** TASK STATEMENT **
Set down the whole listing verbatim.

□ □ □

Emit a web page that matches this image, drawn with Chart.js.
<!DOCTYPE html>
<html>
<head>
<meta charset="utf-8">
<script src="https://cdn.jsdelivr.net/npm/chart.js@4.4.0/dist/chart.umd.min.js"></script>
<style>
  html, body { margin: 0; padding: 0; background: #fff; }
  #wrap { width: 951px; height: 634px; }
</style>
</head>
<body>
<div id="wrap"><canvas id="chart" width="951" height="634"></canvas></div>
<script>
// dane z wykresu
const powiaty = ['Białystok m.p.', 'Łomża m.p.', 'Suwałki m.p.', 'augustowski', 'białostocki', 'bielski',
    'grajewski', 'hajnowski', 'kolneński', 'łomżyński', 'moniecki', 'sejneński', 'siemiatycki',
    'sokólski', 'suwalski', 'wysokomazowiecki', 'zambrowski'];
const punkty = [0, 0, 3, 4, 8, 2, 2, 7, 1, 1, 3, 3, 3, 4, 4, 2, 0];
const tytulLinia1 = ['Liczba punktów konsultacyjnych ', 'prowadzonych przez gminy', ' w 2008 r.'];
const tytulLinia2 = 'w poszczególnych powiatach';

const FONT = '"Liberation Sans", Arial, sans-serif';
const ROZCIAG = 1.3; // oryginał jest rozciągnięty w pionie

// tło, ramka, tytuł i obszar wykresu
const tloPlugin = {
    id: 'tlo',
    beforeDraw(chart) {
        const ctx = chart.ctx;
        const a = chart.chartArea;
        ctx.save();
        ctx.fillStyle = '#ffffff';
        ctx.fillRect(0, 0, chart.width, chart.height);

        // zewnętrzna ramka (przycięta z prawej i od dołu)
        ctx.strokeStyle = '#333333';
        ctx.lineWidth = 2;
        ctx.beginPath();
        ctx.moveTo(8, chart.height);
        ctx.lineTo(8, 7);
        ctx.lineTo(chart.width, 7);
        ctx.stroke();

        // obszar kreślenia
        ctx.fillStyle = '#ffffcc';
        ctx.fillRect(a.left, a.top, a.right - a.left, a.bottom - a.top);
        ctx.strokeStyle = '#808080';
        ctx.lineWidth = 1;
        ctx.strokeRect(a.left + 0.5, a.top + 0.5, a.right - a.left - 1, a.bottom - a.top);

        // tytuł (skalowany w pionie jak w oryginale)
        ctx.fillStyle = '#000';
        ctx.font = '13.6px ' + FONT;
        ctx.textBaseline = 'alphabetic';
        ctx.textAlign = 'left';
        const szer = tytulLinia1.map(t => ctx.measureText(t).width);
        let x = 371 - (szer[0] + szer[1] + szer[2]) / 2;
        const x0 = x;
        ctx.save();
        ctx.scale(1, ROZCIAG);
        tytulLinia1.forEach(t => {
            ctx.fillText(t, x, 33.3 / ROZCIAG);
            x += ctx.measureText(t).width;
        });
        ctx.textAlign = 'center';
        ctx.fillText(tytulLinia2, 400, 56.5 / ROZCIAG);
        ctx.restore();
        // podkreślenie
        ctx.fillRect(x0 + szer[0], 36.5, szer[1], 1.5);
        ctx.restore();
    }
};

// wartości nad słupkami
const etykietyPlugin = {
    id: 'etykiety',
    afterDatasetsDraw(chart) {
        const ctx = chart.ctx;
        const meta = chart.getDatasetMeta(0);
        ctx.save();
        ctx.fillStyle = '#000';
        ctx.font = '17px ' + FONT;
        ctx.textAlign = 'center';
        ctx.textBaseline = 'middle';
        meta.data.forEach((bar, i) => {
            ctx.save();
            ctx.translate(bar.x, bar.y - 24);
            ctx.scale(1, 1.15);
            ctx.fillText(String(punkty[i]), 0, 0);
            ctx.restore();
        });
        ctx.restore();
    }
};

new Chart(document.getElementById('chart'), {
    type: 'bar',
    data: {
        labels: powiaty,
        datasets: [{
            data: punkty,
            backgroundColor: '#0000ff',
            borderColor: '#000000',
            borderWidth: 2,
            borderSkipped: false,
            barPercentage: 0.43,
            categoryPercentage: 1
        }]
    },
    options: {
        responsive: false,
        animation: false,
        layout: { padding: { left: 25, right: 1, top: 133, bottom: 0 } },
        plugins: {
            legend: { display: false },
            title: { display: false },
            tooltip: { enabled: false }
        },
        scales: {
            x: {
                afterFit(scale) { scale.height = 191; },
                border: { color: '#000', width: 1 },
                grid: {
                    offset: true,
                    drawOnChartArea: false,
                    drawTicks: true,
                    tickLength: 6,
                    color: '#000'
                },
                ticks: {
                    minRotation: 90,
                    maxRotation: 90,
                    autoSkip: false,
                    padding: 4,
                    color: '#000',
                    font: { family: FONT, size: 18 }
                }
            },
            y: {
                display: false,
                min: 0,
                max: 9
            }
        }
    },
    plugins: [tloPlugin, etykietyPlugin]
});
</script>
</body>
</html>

□ □ □

** RESULT FOR THIS EXERCISE **
Emit a web page that matches this image, drawn with Chart.js.
<!DOCTYPE html>
<html>
<head>
<meta charset="utf-8">
<script src="https://cdn.jsdelivr.net/npm/chart.js@4.4.0/dist/chart.umd.min.js"></script>
<style>
  html, body { margin: 0; padding: 0; background: #fff; }
  #wrap { width: 951px; height: 634px; }
</style>
</head>
<body>
<div id="wrap"><canvas id="chart" width="951" height="634"></canvas></div>
<script>
// dane z wykresu
const powiaty = ['Białystok m.p.', 'Łomża m.p.', 'Suwałki m.p.', 'augustowski', 'białostocki', 'bielski',
    'grajewski', 'hajnowski', 'kolneński', 'łomżyński', 'moniecki', 'sejneński', 'siemiatycki',
    'sokólski', 'suwalski', 'wysokomazowiecki', 'zambrowski'];
const punkty = [0, 0, 3, 4, 8, 2, 2, 7, 1, 1, 3, 3, 3, 4, 4, 2, 0];
const tytulLinia1 = ['Liczba punktów konsultacyjnych ', 'prowadzonych przez gminy', ' w 2008 r.'];
const tytulLinia2 = 'w poszczególnych powiatach';

const FONT = '"Liberation Sans", Arial, sans-serif';
const ROZCIAG = 1.3; // oryginał jest rozciągnięty w pionie

// tło, ramka, tytuł i obszar wykresu
const tloPlugin = {
    id: 'tlo',
    beforeDraw(chart) {
        const ctx = chart.ctx;
        const a = chart.chartArea;
        ctx.save();
        ctx.fillStyle = '#ffffff';
        ctx.fillRect(0, 0, chart.width, chart.height);

        // zewnętrzna ramka (przycięta z prawej i od dołu)
        ctx.strokeStyle = '#333333';
        ctx.lineWidth = 2;
        ctx.beginPath();
        ctx.moveTo(8, chart.height);
        ctx.lineTo(8, 7);
        ctx.lineTo(chart.width, 7);
        ctx.stroke();

        // obszar kreślenia
        ctx.fillStyle = '#ffffcc';
        ctx.fillRect(a.left, a.top, a.right - a.left, a.bottom - a.top);
        ctx.strokeStyle = '#808080';
        ctx.lineWidth = 1;
        ctx.strokeRect(a.left + 0.5, a.top + 0.5, a.right - a.left - 1, a.bottom - a.top);

        // tytuł (skalowany w pionie jak w oryginale)
        ctx.fillStyle = '#000';
        ctx.font = '13.6px ' + FONT;
        ctx.textBaseline = 'alphabetic';
        ctx.textAlign = 'left';
        const szer = tytulLinia1.map(t => ctx.measureText(t).width);
        let x = 371 - (szer[0] + szer[1] + szer[2]) / 2;
        const x0 = x;
        ctx.save();
        ctx.scale(1, ROZCIAG);
        tytulLinia1.forEach(t => {
            ctx.fillText(t, x, 33.3 / ROZCIAG);
            x += ctx.measureText(t).width;
        });
        ctx.textAlign = 'center';
        ctx.fillText(tytulLinia2, 400, 56.5 / ROZCIAG);
        ctx.restore();
        // podkreślenie
        ctx.fillRect(x0 + szer[0], 36.5, szer[1], 1.5);
        ctx.restore();
    }
};

// wartości nad słupkami
const etykietyPlugin = {
    id: 'etykiety',
    afterDatasetsDraw(chart) {
        const ctx = chart.ctx;
        const meta = chart.getDatasetMeta(0);
        ctx.save();
        ctx.fillStyle = '#000';
        ctx.font = '17px ' + FONT;
        ctx.textAlign = 'center';
        ctx.textBaseline = 'middle';
        meta.data.forEach((bar, i) => {
            ctx.save();
            ctx.translate(bar.x, bar.y - 24);
            ctx.scale(1, 1.15);
            ctx.fillText(String(punkty[i]), 0, 0);
            ctx.restore();
        });
        ctx.restore();
    }
};

new Chart(document.getElementById('chart'), {
    type: 'bar',
    data: {
        labels: powiaty,
        datasets: [{
            data: punkty,
            backgroundColor: '#0000ff',
            borderColor: '#000000',
            borderWidth: 2,
            borderSkipped: false,
            barPercentage: 0.43,
            categoryPercentage: 1
        }]
    },
    options: {
        responsive: false,
        animation: false,
        layout: { padding: { left: 25, right: 1, top: 133, bottom: 0 } },
        plugins: {
            legend: { display: false },
            title: { display: false },
            tooltip: { enabled: false }
        },
        scales: {
            x: {
                afterFit(scale) { scale.height = 191; },
                border: { color: '#000', width: 1 },
                grid: {
                    offset: true,
                    drawOnChartArea: false,
                    drawTicks: true,
                    tickLength: 6,
                    color: '#000'
                },
                ticks: {
                    minRotation: 90,
                    maxRotation: 90,
                    autoSkip: false,
                    padding: 4,
                    color: '#000',
                    font: { family: FONT, size: 18 }
                }
            },
            y: {
                display: false,
                min: 0,
                max: 9
            }
        }
    },
    plugins: [tloPlugin, etykietyPlugin]
});
</script>
</body>
</html>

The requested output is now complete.